== Given task ==
Would you transcribe the listing that follows, character for character, and omit its images?

== Given records ==

☆ ☆ ☆ ☆ ☆

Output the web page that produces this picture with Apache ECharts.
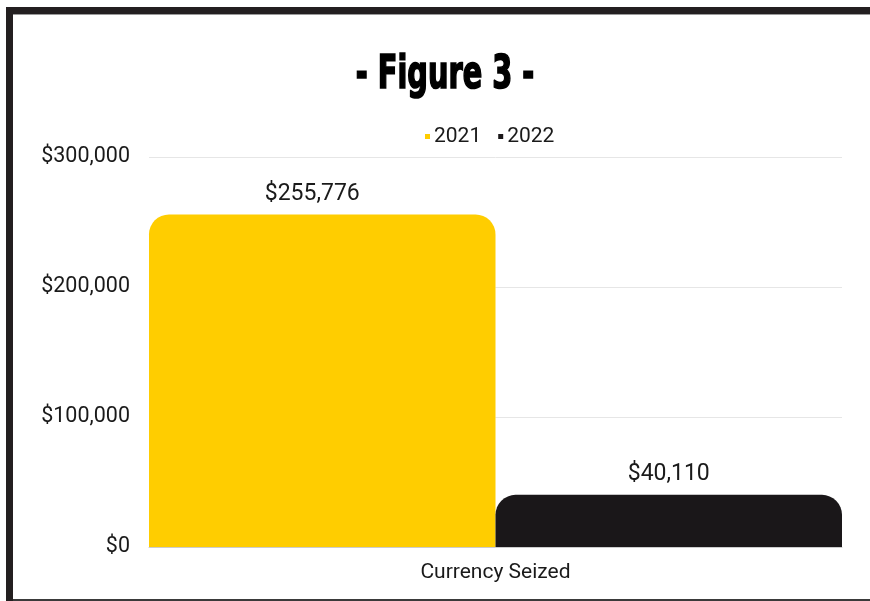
<!DOCTYPE html>
<html><head><meta charset="utf-8">
<script src="https://cdn.jsdelivr.net/npm/echarts@6/dist/echarts.min.js"></script>
<style>html,body{margin:0;padding:0;background:#fff}#c{width:870px;height:601px}</style>
</head><body><div id="c"></div>
<script>
const categories = ['Currency Seized'];
const seriesNames = ['2021', '2022'];
const values2021 = [255776];
const values2022 = [40110];
const yTicks = [0, 100000, 200000, 300000];

const chart = echarts.init(document.getElementById('c'), null, {renderer: 'canvas'});
const fmt = v => '$' + v.toLocaleString('en-US');
const labelStyle = {show: true, position: 'top', distance: 9, color: '#1a1a1a', fontFamily: 'Roboto', fontSize: 23, formatter: p => fmt(p.value)};
chart.setOption({
  animation: false,
  backgroundColor: '#fff',
  graphic: [
    {type: 'rect', shape: {x: 6, y: 7, width: 7, height: 594}, style: {fill: '#231f20'}},
    {type: 'rect', shape: {x: 6, y: 7, width: 864, height: 7}, style: {fill: '#231f20'}},
    {type: 'rect', shape: {x: 13, y: 14, width: 857, height: 1}, style: {fill: '#9a9a9a'}},
    {type: 'rect', shape: {x: 13, y: 599, width: 857, height: 2}, style: {fill: '#3a3a3a'}},
    {type: 'text', x: 445, y: 76, scaleX: 0.8, scaleY: 1.14,
      style: {text: '- Figure 3 -', fill: '#000', stroke: '#000', lineWidth: 1.5, font: 'bold 40px "Liberation Sans Narrow", "DejaVu Sans Condensed", sans-serif', textAlign: 'center', textVerticalAlign: 'middle'}}
  ],
  legend: {
    data: seriesNames, left: 420, top: 121, itemWidth: 5, itemHeight: 5, itemGap: 17, icon: 'rect',
    textStyle: {fontFamily: 'Roboto', fontSize: 21, color: '#1a1a1a', padding: [0, 0, 0, -1]}
  },
  grid: {left: 149, right: 28, top: 157, bottom: 54},
  xAxis: {
    type: 'category', data: categories,
    axisLine: {lineStyle: {color: '#cccccc'}}, axisTick: {show: false},
    axisLabel: {fontFamily: 'Roboto', fontSize: 21, color: '#1a1a1a', margin: 15}
  },
  yAxis: {
    type: 'value', min: 0, max: 300000, interval: 100000,
    axisLine: {show: false}, axisTick: {show: false},
    splitLine: {lineStyle: {color: '#e6e6e6'}},
    axisLabel: {fontFamily: 'Roboto', fontSize: 21.5, color: '#1a1a1a', margin: 19, formatter: v => fmt(v)}
  },
  series: [
    {name: seriesNames[0], type: 'bar', data: values2021, barGap: '0%', barCategoryGap: '0%',
      itemStyle: {color: '#ffcd00', borderRadius: [20, 20, 0, 0]}, label: Object.assign({}, labelStyle, {offset: [-10, 0]})},
    {name: seriesNames[1], type: 'bar', data: values2022, barGap: '0%', barCategoryGap: '0%',
      itemStyle: {color: '#1a1719', borderRadius: [20, 20, 0, 0]}, label: labelStyle}
  ]
});
</script></body></html>
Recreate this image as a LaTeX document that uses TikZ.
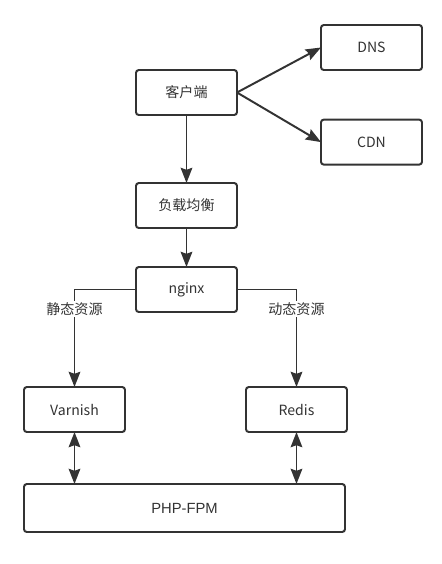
\documentclass[tikz,border=0pt]{standalone}
\usepackage{fontspec}
\setmainfont{Noto Sans CJK SC}
\newfontfamily\phpfont{Liberation Sans}
\usepackage{tikz}
\usetikzlibrary{arrows.meta, positioning}
\definecolor{linecolor}{RGB}{51, 51, 51}
\tikzstyle{box} = [rectangle, rounded corners=2pt, minimum width=2.525cm, minimum height=1.125cm,
                   text centered, draw=linecolor, line width=1.4pt, outer sep=0pt, fill=white,
                   text=linecolor, font=\fontsize{10}{12}\selectfont]
\tikzstyle{arrow} = [-{Stealth[length=3.8mm, width=2.9mm, inset=0.5mm]}, line width=1.4pt, draw=linecolor]
\tikzstyle{biarrow} = [{Stealth[length=3.8mm, width=2.9mm, inset=0.5mm]}-{Stealth[length=3.8mm, width=2.9mm, inset=0.5mm]}, line width=1.4pt, draw=linecolor]
\tikzstyle{tag} = [fill=white, inner sep=1pt, text=linecolor, font=\fontsize{10}{12}\selectfont]

\begin{document}
\begin{tikzpicture}[node distance=1.7cm and 2.1cm]
    \useasboundingbox (-4.6625,-11.7875) rectangle (6.3875,2.3125);
    % Nodes
    \node[box] (client) at (0,0) {客户端};
    \node[box, right=of client, yshift=1.125cm] (dns) {DNS};
    \node[box, right=of client, yshift=-1.24cm] (cdn) {CDN};
    \node[box, below=of client] (balancer) {负载均衡};
    \node[box, below=0.975cm of balancer] (nginx) {nginx};
    \node[box, below=1.875cm of nginx, xshift=-2.8cm] (varnish) {Varnish};
    \node[box, below=1.875cm of nginx, xshift=2.75cm] (redis) {Redis};
    \node[box, below=1.3cm of varnish.south west, anchor=north west, minimum width=8.025cm,
          minimum height=1.2cm, font=\phpfont\fontsize{10.5}{12}\selectfont] (php) {PHP-FPM};

    % Connections
    \draw[arrow] (client.east) -- (dns.west);
    \draw[arrow] (client.east) -- (cdn.west);
    \draw[arrow] (client) -- (balancer);
    \draw[arrow] (balancer) -- (nginx);
    \draw[arrow] (nginx.west) -| node[tag, pos=0.6] {静态资源} (varnish.north);
    \draw[arrow] (nginx.east) -| node[tag, pos=0.6] {动态资源} (redis.north);
    \draw[biarrow] (varnish.south) -- (varnish.south |- php.north);
    \draw[biarrow] (redis.south) -- (redis.south |- php.north);
\end{tikzpicture}
\end{document}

☆ ☆ ☆ ☆ ☆

== Correct output ==
Output the web page that produces this picture with Apache ECharts.
<!DOCTYPE html>
<html><head><meta charset="utf-8">
<script src="https://cdn.jsdelivr.net/npm/echarts@6/dist/echarts.min.js"></script>
<style>html,body{margin:0;padding:0;background:#fff}#c{width:870px;height:601px}</style>
</head><body><div id="c"></div>
<script>
const categories = ['Currency Seized'];
const seriesNames = ['2021', '2022'];
const values2021 = [255776];
const values2022 = [40110];
const yTicks = [0, 100000, 200000, 300000];

const chart = echarts.init(document.getElementById('c'), null, {renderer: 'canvas'});
const fmt = v => '$' + v.toLocaleString('en-US');
const labelStyle = {show: true, position: 'top', distance: 9, color: '#1a1a1a', fontFamily: 'Roboto', fontSize: 23, formatter: p => fmt(p.value)};
chart.setOption({
  animation: false,
  backgroundColor: '#fff',
  graphic: [
    {type: 'rect', shape: {x: 6, y: 7, width: 7, height: 594}, style: {fill: '#231f20'}},
    {type: 'rect', shape: {x: 6, y: 7, width: 864, height: 7}, style: {fill: '#231f20'}},
    {type: 'rect', shape: {x: 13, y: 14, width: 857, height: 1}, style: {fill: '#9a9a9a'}},
    {type: 'rect', shape: {x: 13, y: 599, width: 857, height: 2}, style: {fill: '#3a3a3a'}},
    {type: 'text', x: 445, y: 76, scaleX: 0.8, scaleY: 1.14,
      style: {text: '- Figure 3 -', fill: '#000', stroke: '#000', lineWidth: 1.5, font: 'bold 40px "Liberation Sans Narrow", "DejaVu Sans Condensed", sans-serif', textAlign: 'center', textVerticalAlign: 'middle'}}
  ],
  legend: {
    data: seriesNames, left: 420, top: 121, itemWidth: 5, itemHeight: 5, itemGap: 17, icon: 'rect',
    textStyle: {fontFamily: 'Roboto', fontSize: 21, color: '#1a1a1a', padding: [0, 0, 0, -1]}
  },
  grid: {left: 149, right: 28, top: 157, bottom: 54},
  xAxis: {
    type: 'category', data: categories,
    axisLine: {lineStyle: {color: '#cccccc'}}, axisTick: {show: false},
    axisLabel: {fontFamily: 'Roboto', fontSize: 21, color: '#1a1a1a', margin: 15}
  },
  yAxis: {
    type: 'value', min: 0, max: 300000, interval: 100000,
    axisLine: {show: false}, axisTick: {show: false},
    splitLine: {lineStyle: {color: '#e6e6e6'}},
    axisLabel: {fontFamily: 'Roboto', fontSize: 21.5, color: '#1a1a1a', margin: 19, formatter: v => fmt(v)}
  },
  series: [
    {name: seriesNames[0], type: 'bar', data: values2021, barGap: '0%', barCategoryGap: '0%',
      itemStyle: {color: '#ffcd00', borderRadius: [20, 20, 0, 0]}, label: Object.assign({}, labelStyle, {offset: [-10, 0]})},
    {name: seriesNames[1], type: 'bar', data: values2022, barGap: '0%', barCategoryGap: '0%',
      itemStyle: {color: '#1a1719', borderRadius: [20, 20, 0, 0]}, label: labelStyle}
  ]
});
</script></body></html>
Recreate this image as a LaTeX document that uses TikZ.
\documentclass[tikz,border=0pt]{standalone}
\usepackage{fontspec}
\setmainfont{Noto Sans CJK SC}
\newfontfamily\phpfont{Liberation Sans}
\usepackage{tikz}
\usetikzlibrary{arrows.meta, positioning}
\definecolor{linecolor}{RGB}{51, 51, 51}
\tikzstyle{box} = [rectangle, rounded corners=2pt, minimum width=2.525cm, minimum height=1.125cm,
                   text centered, draw=linecolor, line width=1.4pt, outer sep=0pt, fill=white,
                   text=linecolor, font=\fontsize{10}{12}\selectfont]
\tikzstyle{arrow} = [-{Stealth[length=3.8mm, width=2.9mm, inset=0.5mm]}, line width=1.4pt, draw=linecolor]
\tikzstyle{biarrow} = [{Stealth[length=3.8mm, width=2.9mm, inset=0.5mm]}-{Stealth[length=3.8mm, width=2.9mm, inset=0.5mm]}, line width=1.4pt, draw=linecolor]
\tikzstyle{tag} = [fill=white, inner sep=1pt, text=linecolor, font=\fontsize{10}{12}\selectfont]

\begin{document}
\begin{tikzpicture}[node distance=1.7cm and 2.1cm]
    \useasboundingbox (-4.6625,-11.7875) rectangle (6.3875,2.3125);
    % Nodes
    \node[box] (client) at (0,0) {客户端};
    \node[box, right=of client, yshift=1.125cm] (dns) {DNS};
    \node[box, right=of client, yshift=-1.24cm] (cdn) {CDN};
    \node[box, below=of client] (balancer) {负载均衡};
    \node[box, below=0.975cm of balancer] (nginx) {nginx};
    \node[box, below=1.875cm of nginx, xshift=-2.8cm] (varnish) {Varnish};
    \node[box, below=1.875cm of nginx, xshift=2.75cm] (redis) {Redis};
    \node[box, below=1.3cm of varnish.south west, anchor=north west, minimum width=8.025cm,
          minimum height=1.2cm, font=\phpfont\fontsize{10.5}{12}\selectfont] (php) {PHP-FPM};

    % Connections
    \draw[arrow] (client.east) -- (dns.west);
    \draw[arrow] (client.east) -- (cdn.west);
    \draw[arrow] (client) -- (balancer);
    \draw[arrow] (balancer) -- (nginx);
    \draw[arrow] (nginx.west) -| node[tag, pos=0.6] {静态资源} (varnish.north);
    \draw[arrow] (nginx.east) -| node[tag, pos=0.6] {动态资源} (redis.north);
    \draw[biarrow] (varnish.south) -- (varnish.south |- php.north);
    \draw[biarrow] (redis.south) -- (redis.south |- php.north);
\end{tikzpicture}
\end{document}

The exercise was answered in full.